My own thoughts on this are documented in the Fox Show #15 - but Michael, Kevin is right on this count - you DO get what you pay for - and the thing American and European developers have to be aware of is that while their cost of living is high up there and thus what they have to pay for is likely huge compared to what other countries pay for the same goods, with the same quality.

But the quality bar changes drastically with cost. Would you say that all $5 steaks are going to be the same quality as, say , as $10 steaks? In most cases, no, but if you can find it, it's certainly possible. This is something I was reminded of on one of the GrapeRadio shows - while cost should not be the ONLY factor of judging quality, it should be used as a yardstick to make a decision process easier. Might you find a $10/hr programmer who produces amazing work? Absolutely (hence the idea that programmers get burned out over time and thus, the best companies hire the young ones, burn them out and then turn them over to the second best companies, and so on). But in the process of finding that programmer with that same $10, you may go through 30 programmers (from every country) who fail to make the grade.

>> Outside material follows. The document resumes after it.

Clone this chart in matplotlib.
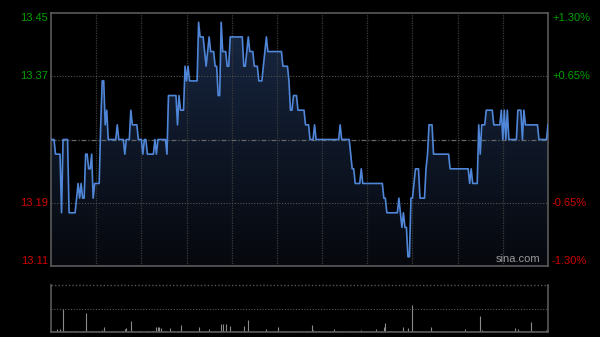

I've used both off-shore and local resources for FoxPro development - either way, they ALL have to be managed in order to get quality out of them. The difference? One you can do in person - the other via email.

Just as you can't expect to bring in a new developer and have them "get" all of the tools you use (see my post here), you have to be prepared to do more stringent code reviews and more.

Michael's advice to Kevin is classic - "why aren't you hiring these people?"